The most recent school shooting that occurred at the stem Academy in Colorado, hit me harder then most. I grieved when I saw the names of the 2 boys who acted so heroically right here in Charlotte, knowing that they gave their lives to keep their classmates safe.  But then I saw the face of the young man who gave his life to protect his classmates in Colorado. He was supposed to graduate 3 days later. I looked at that picture of him in his robotics T-shirt with his safety glasses on, taken on the field of play and my chest hurt so much that I felt like my heart stopped.  It was like looking at the face of my own child. And the faces of so many children that are some of the most important people in my life.  We lost one of our own. We lost a FIRST robotics student and we shouldn't have had to. He shouldn't have had to be a hero. His father shouldn't have had to tell him run away, don't fight, stay alive. He shouldn't have had to tell his father I can't do that; if somebody needs me to help them I will help them. He shouldn't have had to protect his classmates. He shouldn't have had his life cut short and never been able to experience the great things that I am sure that he would have accomplished. His parents shouldn't have to bury him. The FIRST community shouldn't have to mourn him.

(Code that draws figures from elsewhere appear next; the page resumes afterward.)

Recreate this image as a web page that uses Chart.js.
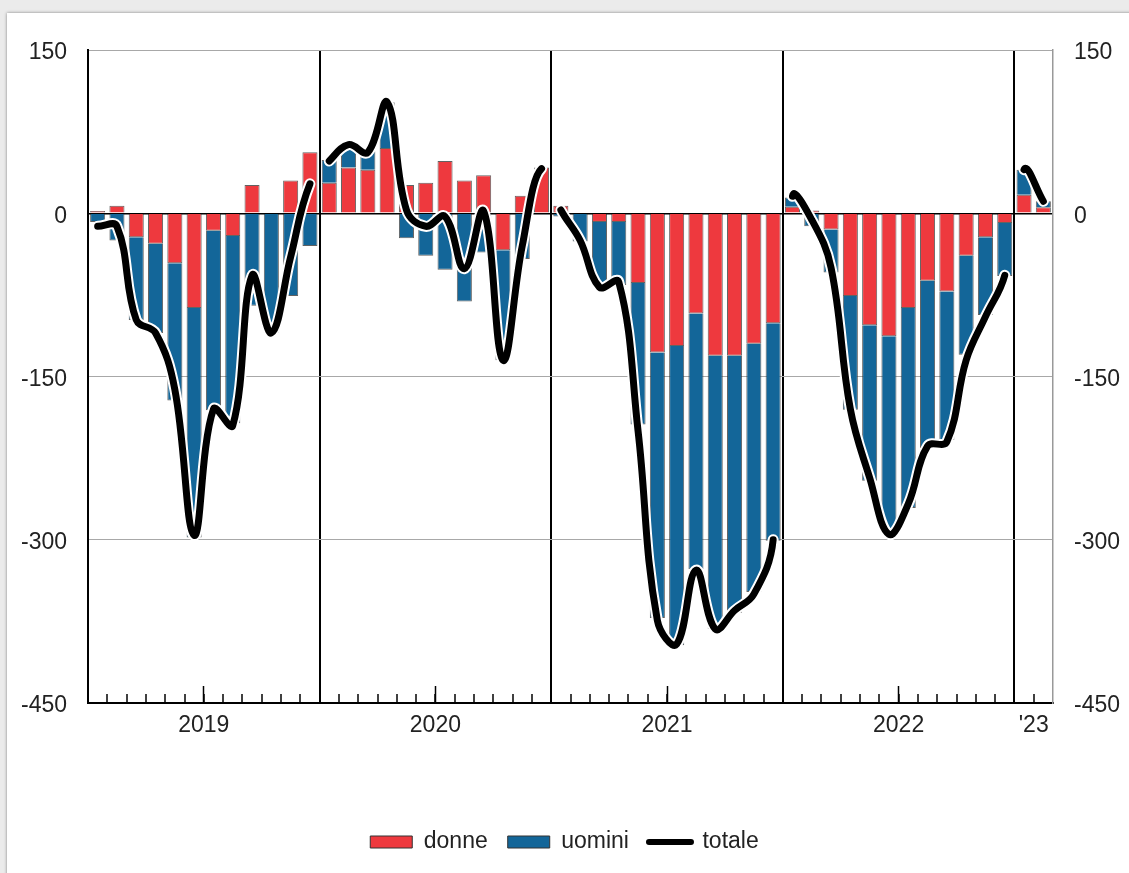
<!DOCTYPE html>
<html><head><meta charset="utf-8">
<script src="https://cdn.jsdelivr.net/npm/chart.js@4.4.0/dist/chart.umd.min.js"></script>
<style>
html,body{margin:0;padding:0;background:#ebebeb;width:1129px;height:873px;overflow:hidden;}
#panel{position:absolute;left:7px;top:13px;width:1140px;height:880px;background:#fff;box-shadow:0 0 3px rgba(0,0,0,0.45);}
#wrap{position:absolute;left:0;top:0;width:1129px;height:873px;}
</style></head><body>
<div id="panel"></div>
<div id="wrap"><canvas id="c" width="1129" height="873" style="width:1129px;height:873px"></canvas></div>
<script>
// ---- categories ----
const years = ['2019','2020','2021','2022','2023'];
const monthsPerYear = [12,12,12,12,2];
const monthNames = ['gen','feb','mar','apr','mag','giu','lug','ago','set','ott','nov','dic'];
const yearTickLabels = ['2019','2020','2021','2022',"'23"];
// ---- series (thousands) ----
const donne = [
  2, 7, -22, -28, -46, -87, -16, -21, 26, 0, 30, 56,
  28, 42, 40, 60, 26, 28, 48, 30, 35, -34, 16, 42,
  7, 0, -8, -8, -64, -128, -122, -92, -131, -131, -120, -101,
  6, 2.5, -15, -76, -103, -113, -87, -62, -72, -39, -22, -9,
  17, 5.5
];
const uomini = [
  -8, -25, -76, -82, -126, -211, -165, -172, -85, -110, -76, -30,
  21, 18, 17, 42, -23, -39, -52, -81, -36, -101, -42, -1,
  -3, -26, -58, -58, -130, -244, -275, -235, -251, -236, -228, -200,
  8.4, -12, -39.5, -104.6, -142.7, -181.7, -183.8, -153.7, -136.3, -91, -71.6, -48.7,
  23, 5.5
];
const totale = [
  -12, -12, -98, -110, -162, -296, -180, -195, -57, -110, -40, 27,
  48, 63, 56, 102, 3, -12, -3, -51, 2, -135, -30, 41,
  3, -25, -68, -63, -200, -374, -396, -328, -382, -365, -350, -300,
  15.6, -6, -50, -180, -243, -295, -267, -214, -210, -135, -95, -57,
  40, 11
];
const yMin = -450, yMax = 150, yStep = 150;

// ---- derived category helpers ----
const labels = [];
const yearStart = [];
const yearMid = {};
let k = 0;
years.forEach((y, i) => {
  yearStart.push(k);
  yearMid[k + Math.floor((monthsPerYear[i] - 1) / 2)] = yearTickLabels[i];
  for (let m = 0; m < monthsPerYear[i]; m++) { labels.push(monthNames[m] + ' ' + y); k++; }
});
const isYearStart = idx => idx > 0 && yearStart.includes(idx);
const isMidYear = idx => yearStart.some((s, i) => monthsPerYear[i] === 12 && idx === s + 6);

const RED = '#ee393e', BLUE = '#136699', INK = '#222';
const TRANSP = 'rgba(0,0,0,0)';
const breakSeg = color => ctx => (isYearStart(ctx.p1DataIndex) ? TRANSP : color);

Chart.defaults.font.family = "'Liberation Sans', Arial, Helvetica, sans-serif";
Chart.defaults.color = INK;

new Chart(document.getElementById('c'), {
  data: {
    labels: labels,
    datasets: [
      { type: 'line', label: 'totale', data: totale, borderColor: '#000', borderWidth: 7,
        borderCapStyle: 'round', borderJoinStyle: 'round', tension: 0.4, pointRadius: 0,
        stack: 'l1', segment: { borderColor: breakSeg('#000') } },
      { type: 'line', label: '_halo', data: totale, borderColor: '#fff', borderWidth: 11,
        borderCapStyle: 'round', borderJoinStyle: 'round', tension: 0.4, pointRadius: 0,
        stack: 'l2', segment: { borderColor: breakSeg('#fff') } },
      { type: 'bar', label: 'donne', data: donne, backgroundColor: RED,
        borderColor: 'rgba(45,45,45,0.75)', borderWidth: 1, stack: 'b',
        barPercentage: 0.78, categoryPercentage: 1 },
      { type: 'bar', label: 'uomini', data: uomini, backgroundColor: BLUE,
        borderColor: 'rgba(45,45,45,0.75)', borderWidth: 1, stack: 'b',
        barPercentage: 0.78, categoryPercentage: 1 }
    ]
  },
  options: {
    responsive: false,
    animation: false,
    layout: { padding: { left: 0, right: 0, top: 50, bottom: 9.5 } },
    plugins: {
      tooltip: { enabled: false },
      legend: {
        position: 'bottom',
        align: 'center',
        labels: {
          usePointStyle: true, pointStyleWidth: 42, boxWidth: 42, boxHeight: 12,
          padding: 20, color: INK, font: { size: 23 },
          generateLabels: chart => ['donne', 'uomini', 'totale'].map(name => {
            const i = chart.data.datasets.findIndex(d => d.label === name);
            const d = chart.data.datasets[i];
            const isLine = d.type === 'line';
            return {
              text: name, datasetIndex: i, hidden: false, fontColor: INK,
              fillStyle: isLine ? d.borderColor : d.backgroundColor,
              strokeStyle: isLine ? d.borderColor : '#333',
              lineWidth: isLine ? 6 : 1, lineCap: isLine ? 'round' : 'butt',
              pointStyle: isLine ? 'line' : 'rect'
            };
          })
        }
      }
    },
    scales: {
      x: {
        type: 'category', position: 'bottom', offset: true, stacked: true, weight: 1,
        grid: {
          offset: true, drawOnChartArea: true, drawTicks: true, tickLength: -9,
          color: ctx => (isYearStart(ctx.index) ? '#000' : TRANSP), lineWidth: 2,
          tickColor: ctx => (ctx.index > 0 ? '#000' : TRANSP), tickWidth: 1.5
        },
        border: { display: true, color: '#000', width: 2 },
        ticks: {
          autoSkip: false, maxRotation: 0, minRotation: 0, padding: 18, labelOffset: 9.65,
          color: INK, font: { size: 23 },
          callback: (v, i) => yearMid[i] || ''
        },
        afterFit: s => { s.height = 107.5; }
      },
      x2: {
        type: 'category', position: 'bottom', offset: true, weight: 0,
        grid: {
          offset: true, drawOnChartArea: false, drawTicks: true, tickLength: -17,
          color: TRANSP, tickColor: ctx => (isMidYear(ctx.index) ? '#000' : TRANSP), tickWidth: 1.5
        },
        border: { display: false },
        ticks: { display: false },
        afterFit: s => { s.height = 0; }
      },
      y: {
        position: 'left', min: yMin, max: yMax, stacked: true,
        ticks: { stepSize: yStep, padding: 21, labelOffset: 3, color: INK, font: { size: 23 } },
        grid: {
          drawTicks: false,
          color: ctx => (ctx.tick.value === 0 ? '#000' : (ctx.tick.value === yMin ? TRANSP : '#a8a8a8')),
          lineWidth: ctx => (ctx.tick.value === 0 ? 1.5 : 1)
        },
        border: { display: true, color: '#000', width: 2 },
        afterFit: s => { s.width = 88; }
      },
      y2: {
        position: 'right', min: yMin, max: yMax,
        ticks: { stepSize: yStep, padding: 21, labelOffset: 3, color: INK, font: { size: 23 } },
        grid: { drawOnChartArea: false, drawTicks: false },
        border: { display: true, color: '#999', width: 1.5 },
        afterFit: s => { s.width = 76; }
      }
    }
  }
});
</script>
</body></html>
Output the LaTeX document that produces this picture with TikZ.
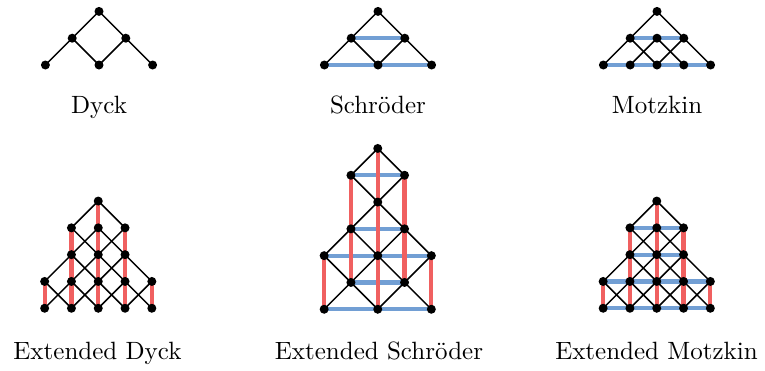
\documentclass[tikz,border=0pt]{standalone}
\pgfdeclarelayer{colr}
\pgfdeclarelayer{blkl}
\pgfsetlayers{colr,blkl,main}
\definecolor{myblue}{RGB}{114,159,212}
\definecolor{myred}{RGB}{240,96,96}
\tikzset{
  dot/.style={circle,fill=black,inner sep=0pt,minimum size=3.6pt},
  blk/.style={line width=0.6pt,black},
  bl/.style={line width=1.7pt,myblue},
  rd/.style={line width=1.7pt,myred},
  lbl/.style={anchor=base,inner sep=0pt}
}
\newcommand\mydots[2]{\foreach \i/\j in {#2}{\node[dot] (#1\i\j) at ({\i-2},\j) {};}}
\newcommand\myedges[4]{\begin{pgfonlayer}{#1}\foreach \a/\b in {#4}{\draw[#3] (#2\a.center) -- (#2\b.center);}\end{pgfonlayer}}
\begin{document}
\begin{tikzpicture}[x=10.72pt,y=10.72pt]
\useasboundingbox (0,0) rectangle (306pt,148pt);
% Dyck
\begin{scope}[shift={(39.6pt,122pt)}]
\mydots{A}{2/2,1/1,3/1,0/0,2/0,4/0}
\myedges{blkl}{A}{blk}{22/11,22/31,11/00,11/20,31/20,31/40}
\end{scope}
% Schroder
\begin{scope}[shift={(151.2pt,122pt)}]
\mydots{B}{2/2,1/1,3/1,0/0,2/0,4/0}
\myedges{blkl}{B}{blk}{22/11,22/31,11/00,11/20,31/20,31/40}
\myedges{colr}{B}{bl}{11/31,00/20,20/40}
\end{scope}
% Motzkin
\begin{scope}[shift={(262.8pt,122pt)}]
\mydots{C}{2/2,1/1,2/1,3/1,0/0,1/0,2/0,3/0,4/0}
\myedges{blkl}{C}{blk}{22/11,22/31,11/00,11/20,21/10,21/30,31/20,31/40}
\myedges{colr}{C}{bl}{11/21,21/31,00/10,10/20,20/30,30/40}
\end{scope}
% Extended Dyck
\begin{scope}[shift={(39.3pt,24.7pt)}]
\mydots{D}{2/4,1/3,2/3,3/3,1/2,2/2,3/2,0/1,1/1,2/1,3/1,4/1,0/0,1/0,2/0,3/0,4/0}
\myedges{blkl}{D}{blk}{24/13,24/33,13/22,23/12,23/32,33/22,12/01,12/21,22/11,22/31,32/21,32/41,01/10,11/00,11/20,21/10,21/30,31/20,31/40,41/30}
\myedges{colr}{D}{rd}{24/23,23/22,22/21,21/20,13/12,12/11,11/10,33/32,32/31,31/30,01/00,41/40}
\end{scope}
% Extended Schroder
\begin{scope}[shift={(151.1pt,24.3pt)}]
\mydots{E}{2/6,1/5,3/5,2/4,1/3,3/3,0/2,2/2,4/2,1/1,3/1,0/0,2/0,4/0}
\myedges{blkl}{E}{blk}{26/15,26/35,15/24,35/24,24/13,24/33,13/02,13/22,33/22,33/42,02/11,22/11,22/31,42/31,11/00,11/20,31/20,31/40}
\myedges{colr}{E}{bl}{15/35,13/33,02/22,22/42,11/31,00/20,20/40}
\myedges{colr}{E}{rd}{26/24,24/22,22/20,15/13,13/11,35/33,33/31,02/00,42/40}
\end{scope}
% Extended Motzkin
\begin{scope}[shift={(262.7pt,24.7pt)}]
\mydots{F}{2/4,1/3,2/3,3/3,1/2,2/2,3/2,0/1,1/1,2/1,3/1,4/1,0/0,1/0,2/0,3/0,4/0}
\myedges{blkl}{F}{blk}{24/13,24/33,13/22,23/12,23/32,33/22,12/01,12/21,22/11,22/31,32/21,32/41,01/10,11/00,11/20,21/10,21/30,31/20,31/40,41/30}
\myedges{colr}{F}{bl}{13/23,23/33,12/22,22/32,01/11,11/21,21/31,31/41,00/10,10/20,20/30,30/40}
\myedges{colr}{F}{rd}{24/23,23/22,22/21,21/20,13/12,12/11,11/10,33/32,32/31,31/30,01/00,41/40}
\end{scope}
% labels
\node[lbl] (l1) at (39.6pt,102.8pt) {Dyck};
\node[lbl] (l2) at (151.2pt,102.8pt) {Schr\"oder};
\node[lbl] (l3) at (262.8pt,102.8pt) {Motzkin};
\node[lbl] (l4) at (39pt,4.4pt) {Extended Dyck};
\node[lbl] (l5) at (151.6pt,4.4pt) {Extended Schr\"oder};
\node[lbl] (l6) at (262.6pt,4.4pt) {Extended Motzkin};
\end{tikzpicture}
\end{document}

Whatever we do, we need to do it. And we need to do it quickly. As adults, we are failing these children. We are more concerned about the effects on ourselves than we are about the effects on them. The days where you could settle a fight on the playground with just your fists are gone. Now you have to be prepared for anyone to have a gun.  Children have to be prepared and know what to do in case somebody comes to shoot up their school. Adults have to be prepared and know what to do if a disgruntled employee comes into their office and tries to get revenge. Churches have to be prepared in case somebody wants to attack a house of worship.  It seems to me that all of this preparedness is coming at a price. And the price is the lives of our children.

Fly high Kendrick, and Reed, and Riley. You gave your lives in the ultimate sacrifice and for that, you will never be forgotten.